Solved – Matrix factorization using stochastic gradient descent

gradient descentmatrix decompositionstochastic gradient descent

I am trying to approximate a square matrix $A \in \mathbb{R}^{n \times n}$ using the following matrix factorization

$$A \approx \hat{A} = Z \Lambda^{-1}Z^T$$

where $\Lambda=\text{diag}(Z^T \mathbb{1})$ and $Z$ is sparse. I would like to use stochastic gradient descent (SGD) in order to achieve that

$$\arg \underset{\hat{A}}{\min} \| A – \hat{A} \|$$

So, basically, I would compute some entries of $A$ (because $A$ is a huge matrix) and use these to factorize the matrix.

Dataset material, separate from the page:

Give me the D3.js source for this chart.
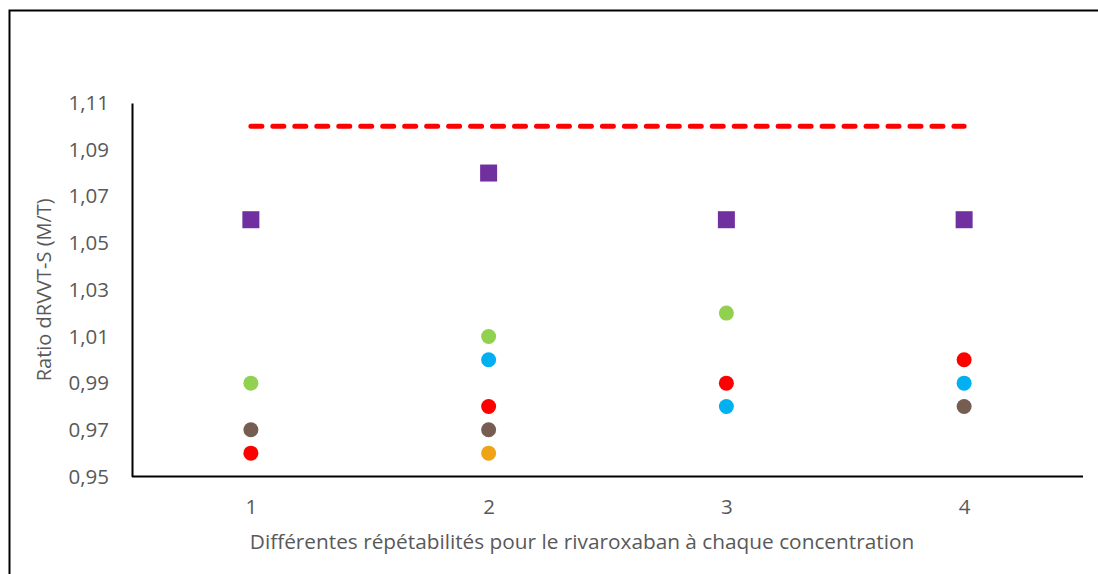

But I am not very sure about the way to do it.

Best Answer

The basic algorithm goes like this:

  1. Start with randomly initialized values of $Z$ and $\Lambda^{-1}$
  2. Go through each value $A_{ij}$
  3. Compute the gradient of $||A_{ij} - \hat{A}_{ij}||$
  4. Update the parameters $Z, Z^T$ and $\Lambda^{-1}$ in the direction of the gradient using a step size $\eta$. It's a hyper-parameter and needs to be learned using cross validation. $Z_i = Z_i - \nabla(||A_{ij} - (Z_{ij}^2 \times \Lambda_{jj} \times Z_i)||)$

In step 3 you may want to add regularization to prevent overfitting. Take a look at the pseudo code on Wikipedia.